前秦的覆灭使得原本短暂统一的北方重新陷入分裂割据的状态,多个少数民族政权如雨后春笋般涌现。其中包括慕容鲜卑建立的后燕、西燕、南燕,冯跋创立的北燕,羌族姚苌创建的后秦,匈奴赫连勃勃建立的大夏,鲜卑乞伏部建立的西秦,鲜卑秃发部建立的南凉,氐族吕氏建立的后凉,汉人李氏建立的西凉,以及卢水胡沮渠氏建立的北凉。
我们常说的“五胡十六国”,其大部分政权都是在前秦灭亡之后形成的。这些胡族政权之间不断发生战争与兼并,进一步加剧了北方局势的混乱。

这种动荡的局面一直持续到北方另一个强大的少数民族政权——由拓跋鲜卑建立的北魏出现才得以终结,而这一过程大约又耗费了一个世纪的时间。
再看看对南方政权的影响。
淝水之战的胜利,虽然暂时化解了来自北方的军事威胁,却使得东晋政权内部的矛盾愈发尖锐,统治阶层之间的权力斗争也愈演愈烈。就家族而言,这场战役与陈郡谢氏密切相关,然而最终却导致战后谢安“功高震主”的尴尬局面,其作为功臣的地位反而给谢氏家族带来了潜在危机。
淝水之战虽为谢氏赢得了辉煌荣耀,但也埋下了东晋朝廷对谢氏猜忌的种子。
首先,在孝武帝和会稽王司马道子的压力下,谢安于太元九年(384年)八月被迫离开权力中心,率军北伐,并于次年(385年)四月退居广陵,同年八月病逝。
谢安去世后,司马道子接任扬州刺史、录尚书事、都督中外诸军事等要职,彻底将谢氏排除在中央权力核心之外。在此背景下,谢玄也无法继续统领北府兵,加之北伐失利等因素,他于太元十二年(387年)正月被调任会稽内史,次年郁郁而终。

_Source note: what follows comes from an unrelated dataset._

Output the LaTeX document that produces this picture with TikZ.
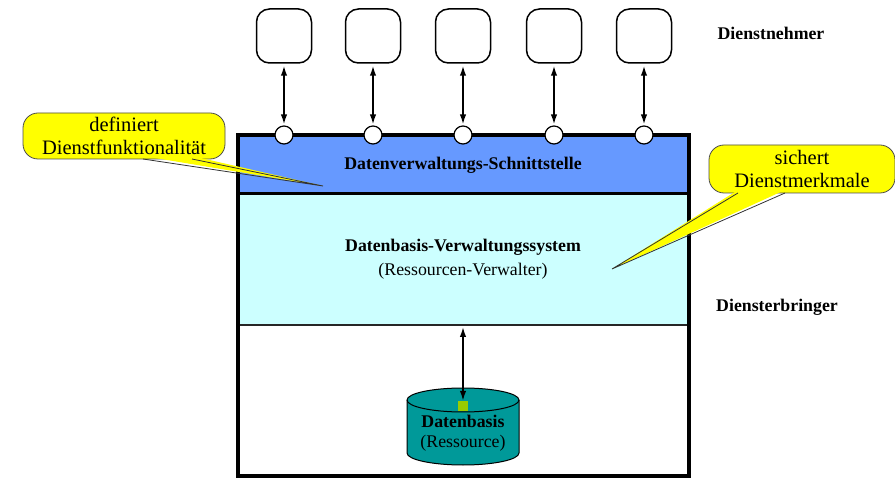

其次,战后相当长一段时间内,东晋朝廷迟迟未对参战将士进行封赏。直到谢安去世两个月后的385年十月,也就是淝水之战近两年后,才开始评定“淮淝之功”。
再次,淝水之战后,桓、谢两大家族的关系有所缓和。太元九年桓冲去世后,谢安并未如外界所料吞并其领地,而是安排桓豁之子及桓伊分别担任荆、江、豫三州都督,从而大大缓解了桓、谢之间的矛盾,史书评价这一时期“彼此无怨,各得其所”。
陈郡谢氏与谯国桓氏原本矛盾比较突出,这时能够做到“彼此无怨,各得所任”,固然与谢安的人事安排有关,但与淝水之战桓谢的携手合作之谊,以及战后功高不赏的相同境遇,也是大有关系的。司马氏皇室对功高难赏的谢氏心存猜忌,对于桓氏又何尝不如此呢?物伤其类,恐怕也是桓、谢和解的难言之隐吧。